Saturday, July 16, 2011

ChromeOS and Photography

So far I've been pretty disappointed with the Samsung Chromebook that Google gave me for attending I/O this year. That sounds pretty ungrateful for a free computer, but I am intrigued by the idea of ChromeOS. I'd like to see it work, just as a technical achievement. I think that perhaps the Chromebook that I have falls short because of its lack of hardware, but perhaps its shortcomings are inherent with the OS.
Anyways, obviously the main idea with ChromeOS is that people spend all of their time on the web. However, one of the other common tasks that people do is use their computers to share digital photographs that they took with the camera. This might seem like a hard thing for ChromeOS to handle, but Google claimed that they had this figured out. So I decided to give it a spin.Here are the tools that I used.
Chromebook and Camera
I had taken a few dozen pictures at a Giants baseball game I went to last weekend with family. I took the SD card from my camera (a modest Nikon D3000) and plopped it into the SD card slot on the Chromebook. ChromeOS immediately opened a new tab with a file browser that allowed me to navigate and view my pictures on the SD card. Very nice!
Viewing SD card contents
You could preview and even delete photos. The preview was a little slow to load. You could select photos and start an upload to ... Picasa Google Photos of course. The upload takes place in the background with a little notification window letting you know about the progress. Again, very nice. Once the pics are uploaded, browsing/previewing is much smoother. I assume this is because you are browsing downsized versions of the pics, whereas the file manager on ChromeOS has you browsing through the full versions.
Pictures uploaded to Picasa
One of the things that I often do with my photos is edit them. One my MacBook Air, I use Adobe Lightroom. I didn't expect to have something as sophisticated as Lightroom, but I did expect to be able to do simple things like rotate and crop. I would also expect red-eye removal to be available, since this is a pretty common need. Anyways, the editing tool on the Picasa website is Picnik. I've used it before, and it is great. However, it had significant problems loading on ChromeOS:
Loading Picnik
Still loading...
Whoops!
Restart your browser? Umm...
I thought that maybe this memory error was because of the size of the photo (2.5 MB). That would imply that Picnik is purely client-side? I don't think so. I would assume that the full size photo was on the server, and in which case the memory problem is purely from the Picnik tools loading and has nothing to do with the size of the picture. Either way, I don't think this photo is too much above average. Megapixels are cheap these days.

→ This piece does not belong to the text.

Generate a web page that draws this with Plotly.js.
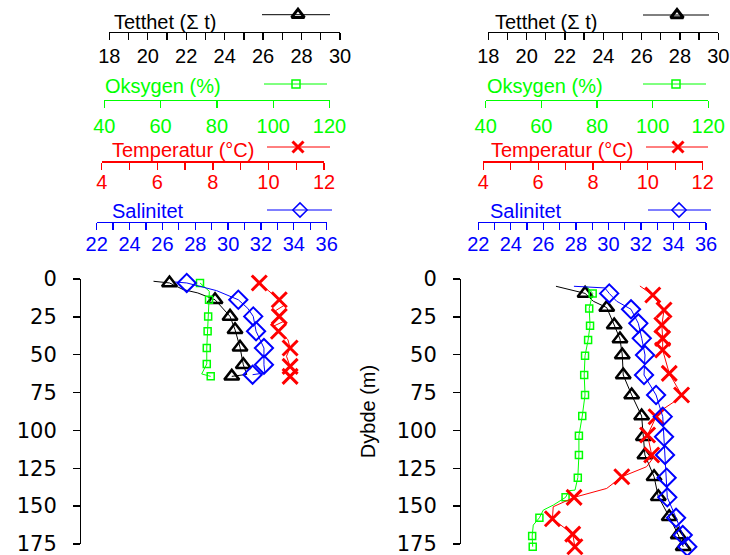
<!DOCTYPE html>
<html><head><meta charset="utf-8">
<script src="https://cdn.plot.ly/plotly-3.0.1.min.js"></script>
<style>html,body{margin:0;padding:0;background:#fff}</style>
</head><body>
<div id="chart" style="width:730px;height:555px"></div>
<script>
// ---------------- DATA ----------------
// Tick labels
const depthTicks = [0, 25, 50, 75, 100, 125, 150, 175];
const tetthetTicks = [18, 20, 22, 24, 26, 28, 30];
const oksygenTicks = [40, 60, 80, 100, 120];
const temperaturTicks = [4, 6, 8, 10, 12];
const salinitetTicks = [22, 24, 26, 28, 30, 32, 34, 36];
const seriesNames = ['Tetthet (\u03A3 t)', 'Oksygen (%)', 'Temperatur (\u00B0C)', 'Salinitet'];

// Left station – marker points
const A_tetthetDepth = [2.6, 13.7, 24.7, 33.5, 45.1, 56.6, 64.3];
const A_tetthet      = [21.13, 23.5, 24.28, 24.54, 24.8, 24.97, 24.37];
const A_oksygenDepth = [2.6, 13.7, 24.7, 34.5, 45.6, 56.1, 64.3];
const A_oksygen      = [74.0, 77.2, 76.9, 76.7, 76.4, 76.4, 77.8];
const A_tempDepth    = [2.6, 13.7, 24.7, 34.5, 45.6, 57.7, 64.3];
const A_temp         = [9.67, 10.39, 10.39, 10.36, 10.78, 10.78, 10.78];
const A_salDepth     = [2.6, 13.7, 24.7, 34.5, 45.6, 56.6, 63.2];
const A_sal          = [27.48, 30.62, 31.53, 31.70, 32.18, 32.18, 31.49];
// Left station – continuous profiles
const A_tetthetLineDepth = [1.5, 2.6, 7, 9.2, 13.7, 19, 24.7, 33.5, 45.1, 56.6, 63, 64.3];
const A_tetthetLine      = [20.3, 21.13, 21.85, 22.6, 23.5, 23.9, 24.28, 24.54, 24.8, 24.97, 25.15, 24.37];
const A_oksygenLineDepth = [2.6, 8.1, 13.7, 24.7, 34.5, 45.6, 56.1, 62.7, 64.3];
const A_oksygenLine      = [74.0, 77.3, 77.2, 76.9, 76.7, 76.4, 76.4, 74.6, 77.8];
const A_tempLineDepth    = [2.6, 9.2, 13.7, 17, 21, 24.7, 28, 31, 34.5, 40, 45.6, 51, 57.7, 61, 64.3];
const A_tempLine         = [9.67, 10.12, 10.39, 10.6, 10.25, 10.39, 10.55, 10.2, 10.36, 10.7, 10.78, 10.65, 10.78, 10.9, 10.78];
const A_salLineDepth     = [2.0, 2.6, 7.7, 13.7, 19.4, 24.7, 34.5, 45.6, 56.6, 62, 63.2];
const A_salLine          = [26.77, 27.48, 29.3, 30.62, 31.2, 31.53, 31.70, 32.18, 32.18, 32.24, 31.49];

// Right station – marker points
const B_tetthetDepth = [9.5, 18.9, 30.4, 39.6, 50.2, 63.4, 76.6, 90.5, 104.2, 116.2, 130.6, 143.8, 157, 169, 176.8];
const B_tetthet      = [23.05, 24.18, 24.57, 24.87, 24.99, 25.04, 25.48, 26.0, 26.09, 26.17, 26.65, 26.87, 27.44, 27.91, 28.17];
const B_oksygenDepth = [9.5, 19.4, 30.8, 40.3, 50.7, 63.4, 76.6, 90.5, 103.5, 116.2, 131.2, 144.2, 157.7, 169.7, 176.8];
const B_oksygen      = [78.45, 77.2, 77.5, 76.8, 75.7, 75.4, 75.7, 74.7, 73.5, 73.5, 73.1, 68.7, 59.3, 56.7, 56.9];
const B_tempDepth    = [10.6, 20.5, 30.4, 39.2, 46.9, 62.3, 76.6, 91, 103, 116.2, 130.6, 144.2, 158.3, 168.5, 176.8];
const B_temp         = [10.18, 10.59, 10.51, 10.54, 10.54, 10.78, 11.23, 10.3, 9.99, 10.14, 9.05, 7.31, 6.52, 7.26, 7.34];
const B_salDepth     = [9.5, 20, 29.3, 39.2, 50.2, 63.4, 76.6, 90.9, 104.2, 116.2, 131.2, 144.2, 157.7, 169.1, 176.8];
const B_sal          = [30.05, 31.39, 31.84, 32.05, 32.25, 32.19, 32.93, 33.34, 33.42, 33.48, 33.58, 33.62, 34.16, 34.57, 34.85];
// Right station – continuous profiles
const B_tetthetLineDepth = [4.8, 9.5, 14.7, 18.9, 30.4, 39.6, 50.2, 63.4, 76.6, 90.5, 104.2, 116.2, 130.6, 143.8, 157, 169, 176.8];
const B_tetthetLine      = [21.53, 23.05, 23.48, 24.18, 24.57, 24.87, 24.99, 25.04, 25.48, 26.0, 26.09, 26.17, 26.65, 26.87, 27.44, 27.91, 28.17];
const B_oksygenLineDepth = [4.8, 9.5, 19.4, 30.8, 40.3, 50.7, 63.4, 76.6, 90.5, 103.5, 116.2, 131.2, 139.4, 139.8, 144.2, 149.3, 152.6, 157.7, 162.5, 169.7, 176.8];
const B_oksygenLine      = [76.3, 78.45, 77.2, 77.5, 76.8, 75.7, 75.4, 75.7, 74.7, 73.5, 73.5, 73.1, 72.1, 70.0, 68.7, 64.3, 60.7, 59.3, 57.1, 56.7, 56.9];
const B_tempLineDepth    = [4.6, 10.6, 20.5, 30.4, 39.2, 46.9, 62.3, 76.6, 80, 88.7, 91, 103, 116.2, 119.5, 124, 130.6, 138.3, 142.7, 144.2, 150.4, 158.3, 168.5, 176.8];
const B_tempLine         = [9.71, 10.18, 10.59, 10.51, 10.54, 10.54, 10.78, 11.23, 11.05, 10.32, 10.3, 9.99, 10.14, 10.14, 9.95, 9.05, 8.5, 7.59, 7.31, 6.55, 6.52, 7.26, 7.34];
const B_salLineDepth     = [4.8, 5.9, 9.5, 14.7, 20, 29.3, 39.2, 50.2, 63.4, 76.6, 90.9, 104.2, 116.2, 131.2, 144.2, 157.7, 169.1, 176.8];
const B_salLine          = [27.88, 29.78, 30.05, 30.51, 31.39, 31.84, 32.05, 32.25, 32.19, 32.93, 33.34, 33.42, 33.48, 33.58, 33.62, 34.16, 34.57, 34.85];

// ---------------- STYLE / LAYOUT ----------------
const W = 730, H = 555;
const fx = p => p / W, fy = p => 1 - p / H;
const FONT = 'Liberation Sans, Arial, sans-serif';
const COL = ['#000000', '#00ff00', '#ff0000', '#0000ff'];
const SYM = ['triangle-up-open', 'square-open', 'x-thin-open', 'diamond-open'];
const MSIZE = [13, 7, 15, 14];
const MLW = [2.5, 1.5, 3, 2];
const RANGES = [[18, 30], [40, 120], [4, 12], [22, 36]];
const TICKS = [tetthetTicks, oksygenTicks, temperaturTicks, salinitetTicks];
const MINOR = [1, null, 1, 1];
// pixel geometry of the four top axes per panel: [x0, x1, yLine]
const AXPX = [
  [[109.3, 340, 31.7], [104.3, 329.5, 100], [101.7, 324, 161.3], [96.7, 326.7, 221.7]],
  [[488.3, 718.3, 31.7], [485.7, 708.3, 100], [483.3, 702.7, 161.3], [478.3, 706, 221.7]]
];
const STANDOFF = [-1, 1, -5, -3];
// legend sample geometry per panel: [lineX0, lineX1, markerX, y]
const LEGPX = [
  [[262, 330, 298, 14.7], [264, 327, 296, 84], [267, 330, 298, 147], [267, 332, 300, 210]],
  [[643, 709, 677, 15], [643, 706, 676, 84], [646, 708, 678, 147], [648, 711, 679, 210]]
];
const TITLEPX = [
  [[112, 22], [103, 86], [110, 150], [110, 211]],
  [[493, 22], [485, 86], [489, 150], [488, 211]]
];
const DEPTH_AXIS_X = [80, 460];
const DEPTH_TOP_PX = 279, DEPTH_175_PX = 544;
// data depth axis spans to the picture bottom with the same scale
const DATA_DEPTH_MAX = 175 * (H - DEPTH_TOP_PX) / (DEPTH_175_PX - DEPTH_TOP_PX);

const stations = [
  {
    mk: [[A_tetthetDepth, A_tetthet], [A_oksygenDepth, A_oksygen], [A_tempDepth, A_temp], [A_salDepth, A_sal]],
    ln: [[A_tetthetLineDepth, A_tetthetLine], [A_oksygenLineDepth, A_oksygenLine], [A_tempLineDepth, A_tempLine], [A_salLineDepth, A_salLine]]
  },
  {
    mk: [[B_tetthetDepth, B_tetthet], [B_oksygenDepth, B_oksygen], [B_tempDepth, B_temp], [B_salDepth, B_sal]],
    ln: [[B_tetthetLineDepth, B_tetthetLine], [B_oksygenLineDepth, B_oksygenLine], [B_tempLineDepth, B_tempLine], [B_salLineDepth, B_salLine]]
  }
];

const layout = {
  width: W, height: H,
  margin: {l: 0, r: 0, t: 0, b: 0, pad: 0},
  paper_bgcolor: '#ffffff', plot_bgcolor: 'rgba(0,0,0,0)',
  showlegend: false,
  font: {family: FONT, size: 20, color: '#000'},
  annotations: []
};
const traces = [];

// invisible data depth axis (shared by both panels)
layout.yaxis4 = {domain: [0, fy(DEPTH_TOP_PX)], range: [DATA_DEPTH_MAX, 0], anchor: 'free', position: 0,
  visible: false, showgrid: false, zeroline: false, fixedrange: true};

for (let p = 0; p < 2; p++) {
  const yId = p === 0 ? 'y' : 'y2';
  const yKey = p === 0 ? 'yaxis' : 'yaxis2';
  layout[yKey] = {
    domain: [fy(DEPTH_175_PX), fy(DEPTH_TOP_PX)], range: [175, 0], anchor: 'free', position: fx(DEPTH_AXIS_X[p]),
    tickmode: 'array', tickvals: depthTicks, ticks: 'outside', ticklen: 7, tickwidth: 1.3,
    tickcolor: '#000', showline: true, linecolor: '#000', linewidth: 1.3,
    showgrid: false, zeroline: false, ticklabelstandoff: 12, ticklabeloverflow: 'allow',
    tickfont: {family: 'DejaVu Sans, sans-serif', size: 21, color: '#000'}
  };
  if (p === 1) {
    layout[yKey].title = {text: 'Dybde (m)', font: {family: FONT, size: 20, color: '#000'}, standoff: 14};
  }
  for (let v = 0; v < 4; v++) {
    const n = p * 4 + v + 1;
    const xId = n === 1 ? 'x' : 'x' + n;
    const xKey = n === 1 ? 'xaxis' : 'xaxis' + n;
    const g = AXPX[p][v];
    const ax = {
      domain: [fx(g[0]), fx(g[1])], range: RANGES[v], anchor: 'free', position: fy(g[2]),
      side: 'bottom', tickmode: 'array', tickvals: TICKS[v], ticks: 'outside', ticklen: 7,
      tickwidth: 1.3, tickcolor: COL[v], showline: true, linecolor: COL[v], linewidth: 1.3,
      showgrid: false, zeroline: false, ticklabelstandoff: STANDOFF[v], ticklabeloverflow: 'allow',
      tickfont: {family: FONT, size: 20, color: COL[v]}
    };
    if (MINOR[v]) ax.minor = {dtick: MINOR[v], tick0: RANGES[v][0], ticks: 'outside', ticklen: 7, tickwidth: 1.3, tickcolor: COL[v], showgrid: false};
    layout[xKey] = ax;

    // empty trace so the visible depth axis belongs to a subplot
    if (v === 0) traces.push({type: 'scatter', mode: 'lines', x: [], y: [], xaxis: xId, yaxis: yId, hoverinfo: 'skip'});

    const st = stations[p];
    traces.push({
      type: 'scatter', mode: 'lines', x: st.ln[v][1], y: st.ln[v][0], xaxis: xId, yaxis: 'y4',
      line: {color: COL[v], width: 1}, hoverinfo: 'skip'
    });
    traces.push({
      type: 'scatter', mode: 'markers', x: st.mk[v][1], y: st.mk[v][0], xaxis: xId, yaxis: 'y4',
      cliponaxis: false, name: seriesNames[v],
      marker: {symbol: SYM[v], size: MSIZE[v], color: COL[v], line: {color: COL[v], width: MLW[v]}}
    });

    // legend-style title + sample
    const t = TITLEPX[p][v];
    layout.annotations.push({
      xref: 'paper', yref: 'paper', x: fx(t[0]), y: fy(t[1]), xanchor: 'left', yanchor: 'middle',
      text: seriesNames[v], showarrow: false, font: {family: FONT, size: 20, color: COL[v]}
    });
    const lg = LEGPX[p][v];
    traces.push({
      type: 'scatter', mode: 'lines', x: [lg[0], lg[1]], y: [lg[3], lg[3]], xaxis: 'x9', yaxis: 'y3',
      line: {color: COL[v], width: 1}, hoverinfo: 'skip'
    });
    traces.push({
      type: 'scatter', mode: 'markers', x: [lg[2]], y: [lg[3]], xaxis: 'x9', yaxis: 'y3', cliponaxis: false,
      marker: {symbol: SYM[v], size: v === 1 ? 8 : 11, color: COL[v], line: {color: COL[v], width: v === 0 ? 3 : (v === 2 ? 3 : 1.5)}},
      hoverinfo: 'skip'
    });
  }
}
layout.xaxis9 = {domain: [0, 1], range: [0, W], visible: false, anchor: 'y3', fixedrange: true};
layout.yaxis3 = {domain: [0, 1], range: [H, 0], visible: false, anchor: 'x9', fixedrange: true};

Plotly.newPlot('chart', traces, layout, {displayModeBar: false, staticPlot: true});
</script>
</body></html>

So I couldn't edit the pics once uploaded to Picasa. I actually tried just using Picnik directly, not through Picasa, but it had the same problem. The nice thing is that any web app that allows you to upload pictures from your computer works great with ChromeOS. Here's Facebook for example:
Upload to Facebook
You could essentially upload from your SD card to Facebook this way. I would think that if a tool like Picnik worked, you could edit and then upload. You could probably sell a Chrome app that did that (it should allowing tagging of your Facebook friends too) and make a few bucks, assuming Chromebooks started selling.
I suppose a pretty common use case will be to simply upload all of the pics off of your SD card to Facebook. It seems like ChromeOS handles that pretty good. Put in you SD card, open up Facebook, and start uploading. If you use Picasa and Google+, it is even a little simpler. Editing seems to be a problem right now. Much like the general power performance of the Chromebook, it might be purely a function of subpar hardware. Maybe if Samsung put more memory in it, then Picnik wouldn't have choked? Hopefully the shortcomings can be addressed through software, since I don't think Google can update the RAM on my Chromebook.

Note: The "screenshots" were taken with my Nexus S. Why? Because the screenshot tool for ChromeOS didn't work for me. It works great on Chrome browser, but it would only capture part of the screen on ChromeOS and then freeze up. Sigh.